Quando criança, ele conta que as músicas internacionais eram os atrativos que chamavam seus ouvidos aguçados “para a boa música”. É porque ele não gostava das canções regionais, como o brega, o tecnobrega, o melody e o próprio fenômeno calypso. “Eu tinha, confesso, certo preconceito (com os ritmos paraenses). Mas com o tempo nós vamos amadurecendo e percebendo a importância da cultura local, dos traços regionais, e hoje eu arrisco até dançar esse som que integra uma cultura riquíssima do nosso Estado”, revela.
Gustavo quebrou de vez o preconceito com a música local e se diz fascinado com os ritmos paraenses. A música “Te Encontro em Marabá”, de Roberto Villar, é, para ele, o mais marcante e apaixonante som da música regional. “Foi a música que me despertou de vez e me encorajou a assumir meu amor pelo brega. Eu gosto muito de brega, principalmente por essas memórias de infância, quando era o ritmo que tocava”, comenta.
Sobre sua relação com a internet, que o consagrou com o clipe “Classe Média Sofre”, o qual foi ao ar no ano de 2013 pelo YouTube e, principalmente, pelo Facebook, ele conta que teve acesso à internet discada já em 2005, quando tinha dez anos de idade.
Antes de se lançar na ferramenta digital, produzia clipes na sua escola, o Colégio Monte Castelo, onde cantava sobre o cotidiano escolar e relata que sua primeira obra viral foi um RAP baseado no artista Gabriel, o Pensador. A música, rimando os nomes de colegas e professores, repercutiu através do bluetooth, uma das mais utilizadas em tempos de celulares “de botão”.
Mas ele não queria que a música ficasse apenas entre os colegas de escola. Ele pensava mais alto. Foi quando decidiu produzir um novo material, dessa vez dedicado ao município, falando sobre a realidade da juventude e da classe média marabaense. “Antes, eu pensei bastante em produzir essa música. Eu queria falar de Marabá, mas queria mais ainda fazer algo que ninguém se propôs a fazer. A intenção era que fosse uma música crítica, mas que também tivesse uma pegada humorística. Então, surgiu “Classe Média Sofre”, inspirada no Cauê Moura (youtuber), versão marabaense. Eu deixo muito claro para não ter confusão (com direitos autorais)”, narra Gustavo.
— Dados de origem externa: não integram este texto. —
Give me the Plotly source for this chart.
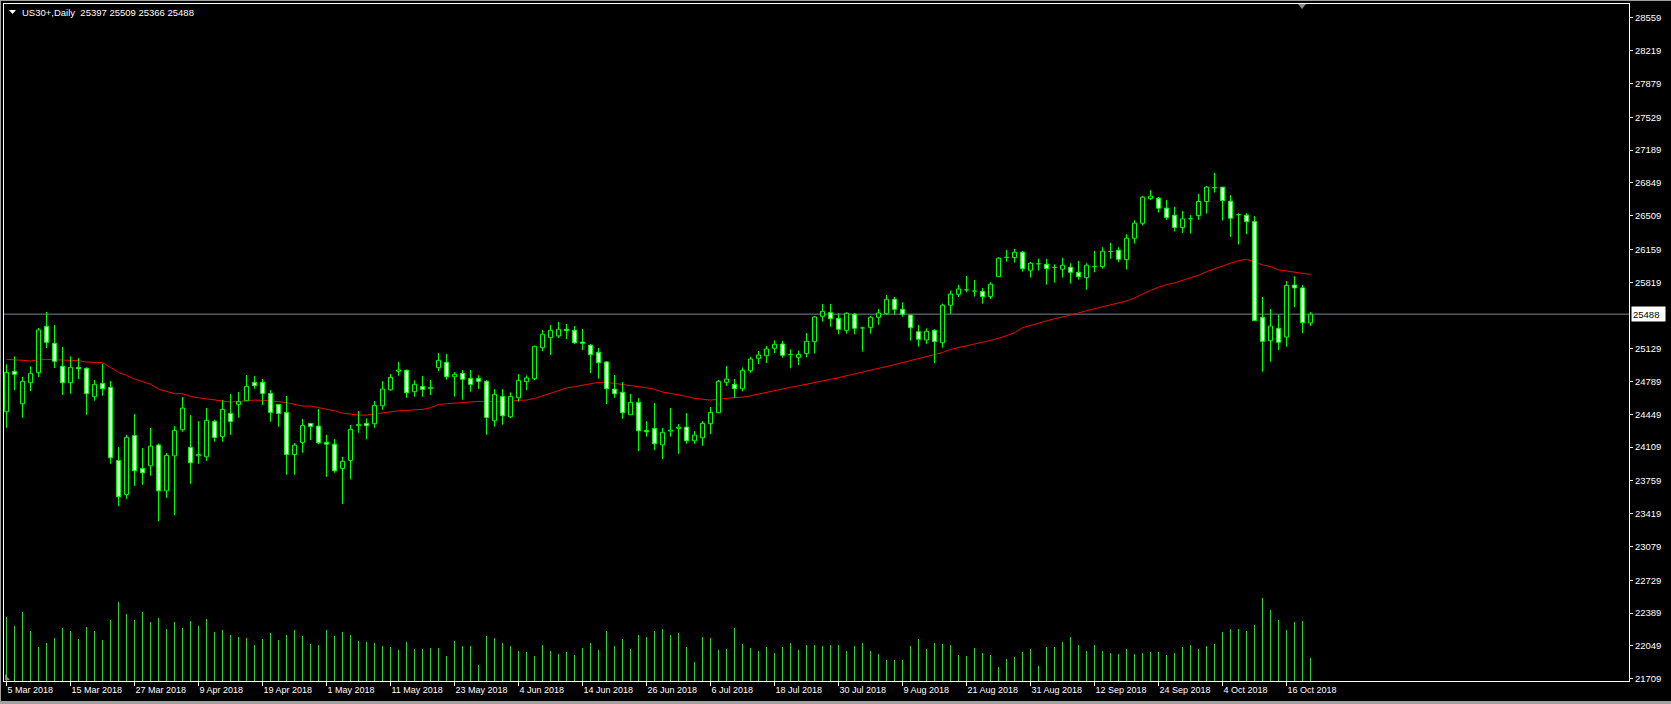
import plotly.graph_objects as go

# ---------------- data ----------------
tick_labels = ["5 Mar 2018", "15 Mar 2018", "27 Mar 2018", "9 Apr 2018", "19 Apr 2018",
               "1 May 2018", "11 May 2018", "23 May 2018", "4 Jun 2018", "14 Jun 2018",
               "26 Jun 2018", "6 Jul 2018", "18 Jul 2018", "30 Jul 2018", "9 Aug 2018",
               "21 Aug 2018", "31 Aug 2018", "12 Sep 2018", "24 Sep 2018", "4 Oct 2018",
               "16 Oct 2018"]
tick_bar_index = [0, 8, 16, 24, 32, 40, 48, 56, 64, 72, 80, 88, 96, 104, 112, 120, 128,
                  136, 144, 152, 160]

price_tick_labels = ["28559", "28219", "27879", "27529", "27189", "26849", "26509", "26159",
                     "25819", "25129", "24789", "24449", "24109", "23759", "23419", "23079",
                     "22729", "22389", "22049", "21709"]

opens = [24476, 24895, 24559, 24777, 24881, 25362, 25185, 24947, 24777, 24936,
         24926, 24632, 24770, 24729, 23971, 23618, 24230, 23888, 23916, 24130,
         23656, 24019, 24289, 24106, 24020, 24009, 24376, 24220, 24459, 24552,
         24590, 24781, 24781, 24666, 24552, 24469, 24033, 24158, 24355, 24327,
         24158, 24140, 23888, 23971, 24331, 24355, 24352, 24538, 24704, 24895,
         24905, 24684, 24739, 24718, 24933, 24988, 24839, 24874, 24822, 24822,
         24791, 24383, 24635, 24424, 24621, 24787, 24819, 25140, 25244, 25262,
         25331, 25320, 25199, 25165, 25092, 24992, 24711, 24677, 24445, 24573,
         24282, 24303, 24133, 24275, 24303, 24317, 24175, 24206, 24352, 24466,
         24781, 24760, 24715, 24902, 25030, 25057, 25134, 25178, 25068, 25040,
         25080, 25203, 25466, 25504, 25445, 25320, 25487, 25345, 25351, 25455,
         25493, 25642, 25538, 25479, 25306, 25220, 25320, 25192, 25580, 25694,
         25740, 25727, 25722, 25670, 25877, 26078, 26075, 26130, 25943, 26010,
         26005, 25973, 25954, 25974, 25922, 25867, 25983, 25981, 26138, 26151,
         26054, 26275, 26431, 26687, 26690, 26587, 26514, 26386, 26477, 26510,
         26656, 26799, 26805, 26659, 26519, 26514, 26448, 25455, 25213, 25341,
         25250, 25790, 25760, 25397]

highs = [24967, 25050, 24839, 24947, 25345, 25511, 25376, 25147, 25050, 25033,
         24936, 24805, 24974, 24794, 24109, 24237, 24452, 24099, 24307, 24147,
         24047, 24327, 24628, 24441, 24379, 24514, 24393, 24597, 24660, 24680,
         24857, 24846, 24815, 24701, 24552, 24639, 24151, 24400, 24355, 24507,
         24237, 24192, 24009, 24338, 24483, 24407, 24587, 24794, 24867, 24992,
         24915, 24801, 24846, 24805, 25085, 25075, 24888, 24909, 24909, 24853,
         24805, 24711, 24711, 24677, 24867, 24853, 25161, 25324, 25376, 25407,
         25386, 25365, 25334, 25179, 25137, 25002, 24857, 24784, 24660, 24618,
         24379, 24566, 24307, 24514, 24348, 24462, 24275, 24379, 24525, 24805,
         24950, 24815, 24936, 25047, 25106, 25158, 25217, 25210, 25123, 25110,
         25293, 25466, 25594, 25594, 25497, 25507, 25500, 25358, 25469, 25542,
         25687, 25666, 25611, 25479, 25376, 25341, 25331, 25597, 25732, 25791,
         25884, 25843, 25760, 25819, 26078, 26154, 26165, 26144, 26030, 26064,
         26061, 26005, 26071, 26016, 26040, 26016, 26144, 26182, 26227, 26182,
         26317, 26462, 26715, 26773, 26704, 26673, 26600, 26559, 26514, 26735,
         26818, 26953, 26805, 26722, 26535, 26535, 26504, 25666, 25542, 25483,
         25830, 25880, 25790, 25509]

lows = [24310, 24701, 24414, 24691, 24836, 25137, 24929, 24649, 24663, 24815,
        24445, 24590, 24642, 23936, 23497, 23573, 23708, 23718, 23812, 23341,
        23583, 23403, 24268, 23729, 23936, 23967, 24165, 24165, 24237, 24414,
        24590, 24715, 24545, 24372, 24320, 23822, 23822, 24050, 24182, 24140,
        23801, 23843, 23521, 23774, 24258, 24189, 24310, 24497, 24694, 24850,
        24621, 24632, 24632, 24649, 24898, 24808, 24632, 24601, 24684, 24711,
        24237, 24320, 24341, 24410, 24580, 24701, 24805, 25106, 25064, 25241,
        25230, 25179, 25116, 24877, 24819, 24556, 24621, 24403, 24445, 24068,
        24217, 24078, 23985, 24217, 24040, 24144, 24144, 24123, 24244, 24466,
        24742, 24618, 24687, 24881, 24971, 24981, 25085, 25037, 24926, 24960,
        25040, 25080, 25410, 25358, 25279, 25286, 25279, 25100, 25286, 25379,
        25479, 25483, 25462, 25213, 25151, 25179, 24980, 25140, 25490, 25666,
        25715, 25670, 25597, 25646, 25874, 26033, 26023, 25929, 25867, 25940,
        25794, 25815, 25867, 25805, 25846, 25742, 25922, 25960, 26061, 26026,
        25950, 26220, 26407, 26673, 26542, 26466, 26345, 26331, 26324, 26466,
        26531, 26749, 26459, 26289, 26210, 26317, 25415, 24891, 24995, 25116,
        25150, 25560, 25290, 25366]

closes = [24884, 24864, 24791, 24874, 25324, 25196, 24999, 24777, 24936, 24922,
          24663, 24760, 24715, 23999, 23594, 24210, 23864, 23843, 24120, 23656,
          24023, 24282, 24514, 23947, 24032, 24386, 24210, 24500, 24376, 24580,
          24739, 24746, 24666, 24469, 24459, 24033, 24130, 24334, 24324, 24154,
          24140, 23864, 23961, 24293, 24345, 24331, 24542, 24711, 24832, 24909,
          24673, 24760, 24708, 24729, 25009, 24839, 24864, 24812, 24760, 24791,
          24417, 24656, 24435, 24635, 24801, 24826, 25154, 25279, 25320, 25331,
          25317, 25192, 25185, 25068, 24985, 24715, 24663, 24466, 24573, 24279,
          24268, 24144, 24262, 24286, 24317, 24175, 24234, 24355, 24469, 24791,
          24815, 24715, 24905, 25023, 25064, 25127, 25175, 25061, 25061, 25070,
          25206, 25459, 25517, 25441, 25331, 25497, 25341, 25352, 25455, 25500,
          25642, 25538, 25486, 25348, 25227, 25310, 25203, 25580, 25697, 25749,
          25746, 25722, 25670, 25798, 26068, 26084, 26130, 25960, 26016, 26014,
          25960, 25969, 25995, 25922, 25877, 25995, 25987, 26140, 26142, 26057,
          26275, 26431, 26701, 26711, 26587, 26490, 26386, 26476, 26481, 26656,
          26805, 26803, 26666, 26483, 26523, 26448, 25421, 25206, 25365, 25196,
          25785, 25760, 25400, 25488]

moving_average = [25019, 25016, 25009, 25002, 25016, 25019, 25016, 25009, 25009, 25005,
                  24992, 24992, 24985, 24936, 24884, 24853, 24815, 24788, 24760, 24711,
                  24691, 24663, 24663, 24635, 24621, 24611, 24601, 24590, 24576, 24583,
                  24590, 24597, 24594, 24590, 24580, 24570, 24549, 24535, 24535, 24521,
                  24507, 24486, 24462, 24448, 24441, 24441, 24455, 24466, 24476, 24486,
                  24490, 24497, 24500, 24518, 24552, 24559, 24566, 24573, 24583, 24583,
                  24583, 24583, 24583, 24587, 24594, 24597, 24614, 24642, 24663, 24691,
                  24722, 24736, 24749, 24763, 24781, 24781, 24770, 24760, 24749, 24739,
                  24725, 24708, 24680, 24666, 24653, 24635, 24614, 24604, 24597, 24608,
                  24614, 24618, 24628, 24642, 24660, 24677, 24701, 24715, 24729, 24745,
                  24760, 24778, 24795, 24812, 24830, 24848, 24866, 24885, 24905, 24925,
                  24945, 24965, 24985, 25005, 25025, 25045, 25065, 25090, 25123, 25144,
                  25158, 25179, 25196, 25213, 25237, 25265, 25296, 25348, 25372, 25390,
                  25417, 25441, 25459, 25476, 25500, 25524, 25545, 25566, 25583, 25601,
                  25625, 25656, 25697, 25735, 25767, 25794, 25812, 25836, 25860, 25891,
                  25929, 25960, 25988, 26016, 26043, 26057, 26030, 25998, 25981, 25947,
                  25935, 25925, 25915, 25900]

volumes = [6400, 5500, 6900, 5000, 3400, 3800, 4300, 5300, 5000, 4200,
           5400, 5000, 4100, 6100, 7900, 6700, 6100, 6900, 5900, 6300,
           5200, 5900, 5300, 6000, 5500, 6200, 4900, 5100, 4600, 4400,
           4300, 3600, 4200, 4800, 4100, 4600, 5100, 4500, 3700, 3600,
           5100, 4500, 4900, 4600, 4000, 3900, 3800, 3500, 3400, 3100,
           3900, 3200, 3200, 3300, 3300, 2500, 4000, 3500, 3500, 1600,
           4500, 4300, 3800, 3500, 3000, 2900, 2500, 3600, 3000, 2700,
           2900, 2600, 3300, 3800, 3100, 5000, 3500, 4200, 3200, 4600,
           4400, 5000, 5200, 4600, 4800, 3400, 1900, 4400, 4300, 3100,
           3200, 5300, 3700, 3300, 3000, 3400, 2800, 3400, 3800, 3100,
           3600, 3600, 3500, 3600, 3600, 3000, 3500, 3800, 3000, 2700,
           2100, 2100, 2100, 3500, 4200, 3200, 3800, 3700, 3600, 2600,
           2500, 3300, 2800, 2600, 1400, 2200, 2400, 2900, 3200, 1500,
           3400, 3400, 3900, 4400, 3600, 3000, 3600, 3000, 2800, 2700,
           3200, 2700, 2800, 2900, 2900, 2600, 2800, 3400, 3600, 3200,
           3500, 3700, 4900, 5200, 5200, 5000, 5600, 8300, 7100, 6100,
           5100, 5900, 6000, 2300]

symbol_title = "US30+,Daily"

# ---------------- styling / geometry ----------------
W, H = 1671, 704
ML, MR, MT, MB = 4, 42, 4, 23
PLOT_W = W - ML - MR
PLOT_H = H - MT - MB
BAR_PX = 8.0
X0 = -0.3125
X1 = X0 + PLOT_W / BAR_PX
Y_LO, Y_HI = 21684, 28704
HALF = 0.25

LIME = "#00ff00"
VOLC = "#32cd32"
GRAY = "#778899"
FONT = "Liberation Sans"


def px(xp):
    return (xp - ML) / PLOT_W


def py(yp):
    return (H - MB - yp) / PLOT_H


n = len(opens)
idx = list(range(n))

# wicks (upper & lower segments)
wx, wy = [], []
for i, (o, h, l, c) in enumerate(zip(opens, highs, lows, closes)):
    top, bot = max(o, c), min(o, c)
    wx += [i, i, None, i, i, None]
    wy += [h, top, None, bot, l, None]


def bodies(sel):
    bx, by = [], []
    for i in sel:
        o, c = opens[i], closes[i]
        bx += [i - HALF, i + HALF, i + HALF, i - HALF, i - HALF, None]
        by += [o, o, c, c, o, None]
    return bx, by


bull = [i for i in idx if closes[i] >= opens[i]]
bear = [i for i in idx if closes[i] < opens[i]]
bux, buy = bodies(bull)
bex, bey = bodies(bear)

vx, vy = [], []
for i, v in enumerate(volumes):
    vx += [i, i, None]
    vy += [0, v, None]

fig = go.Figure()
fig.add_trace(go.Scatter(x=vx, y=vy, mode="lines", yaxis="y2",
                         line=dict(color=VOLC, width=1), hoverinfo="skip"))
fig.add_trace(go.Scatter(x=idx, y=moving_average, mode="lines",
                         line=dict(color="#ff0000", width=1), hoverinfo="skip"))
fig.add_trace(go.Scatter(x=wx, y=wy, mode="lines",
                         line=dict(color=LIME, width=1), hoverinfo="skip"))
fig.add_trace(go.Scatter(x=bux, y=buy, mode="lines", fill="toself", fillcolor="black",
                         line=dict(color=LIME, width=1), hoverinfo="skip"))
fig.add_trace(go.Scatter(x=bex, y=bey, mode="lines", fill="toself", fillcolor="white",
                         line=dict(color=LIME, width=1), hoverinfo="skip"))

last_close = closes[-1]

shapes = [
    dict(type="line", xref="paper", yref="y", x0=0, x1=1, y0=last_close, y1=last_close,
         line=dict(color=GRAY, width=1), layer="below"),
    # title triangle
    dict(type="path", xref="paper", yref="paper",
         path=f"M {px(9)} {py(10)} L {px(16)} {py(10)} L {px(12.5)} {py(14)} Z",
         fillcolor="white", line=dict(width=0)),
    # chart shift marker at top
    dict(type="path", xref="paper", yref="paper",
         path=f"M {px(1298)} {py(4)} L {px(1306)} {py(4)} L {px(1302)} {py(9)} Z",
         fillcolor="#8c8c8c", line=dict(width=0)),
    # small marker at bottom-left
    dict(type="path", xref="paper", yref="paper",
         path=f"M {px(5)} {py(674)} L {px(5)} {py(680)} L {px(10)} {py(680)} Z",
         fillcolor="#8c8c8c", line=dict(width=0)),
    # window frame
    dict(type="line", xref="paper", yref="paper", x0=px(0), x1=px(W), y0=py(0.5), y1=py(0.5),
         line=dict(color="#a0a0a0", width=1)),
    dict(type="line", xref="paper", yref="paper", x0=px(0.5), x1=px(0.5), y0=py(0), y1=py(H),
         line=dict(color="#a0a0a0", width=1)),
    dict(type="rect", xref="paper", yref="paper", x0=px(0), x1=px(W), y0=py(701), y1=py(H),
         fillcolor="#a0a0a0", line=dict(width=0)),
]

annotations = [
    dict(xref="paper", yref="paper", x=px(20), y=py(12.5), xanchor="left", yanchor="middle",
         text=f"{symbol_title}\u00a0\u00a0{opens[-1]} {highs[-1]} {lows[-1]} {closes[-1]}",
         showarrow=False, font=dict(family=FONT, size=9.5, color="white")),
    dict(xref="paper", yref="y", x=1, y=last_close, xanchor="left", xshift=2,
         text=str(last_close), showarrow=False, bgcolor="white", borderpad=1,
         width=31, height=12, align="left",
         font=dict(family=FONT, size=9.5, color="black")),
]

fig.update_layout(
    width=W, height=H, margin=dict(l=ML, r=MR, t=MT, b=MB, pad=0),
    paper_bgcolor="black", plot_bgcolor="black", showlegend=False,
    hovermode=False, dragmode=False,
    xaxis=dict(range=[X0, X1], tickmode="array", tickvals=tick_bar_index, ticktext=tick_labels,
               ticks="outside", ticklen=4, tickcolor="white", tickwidth=1,
               showgrid=False, zeroline=False, showline=True, linecolor="white", linewidth=1,
               mirror=True, ticklabelposition="outside right",
               tickfont=dict(family=FONT, size=9, color="white"), fixedrange=True),
    yaxis=dict(range=[Y_LO, Y_HI], side="right", tickmode="array",
               tickvals=[int(t) for t in price_tick_labels], ticktext=price_tick_labels,
               ticks="outside", ticklen=3, tickcolor="white", tickwidth=1,
               showgrid=False, zeroline=False, showline=True, linecolor="white", linewidth=1,
               mirror=True, tickfont=dict(family=FONT, size=9.5, color="white"),
               fixedrange=True),
    yaxis2=dict(range=[0, PLOT_H * 100], overlaying="y", visible=False, fixedrange=True),
    shapes=shapes, annotations=annotations,
)

fig.write_html("out.html", config={"displayModeBar": False, "staticPlot": True},
               post_script="document.body.style.margin='0';document.body.style.background='black';")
O jovem, que está namorando, pretende abrir um negócio na cidade e constituir família. “Eu nunca imaginei que Marabá poderia ser um lugar turisticamente interessante, mas aí de uns tempos para cá, comecei a perceber o oposto. Marabá tem muito potencial sim”, avalia ele, que tem contrato com a Grande Amigo Petshop.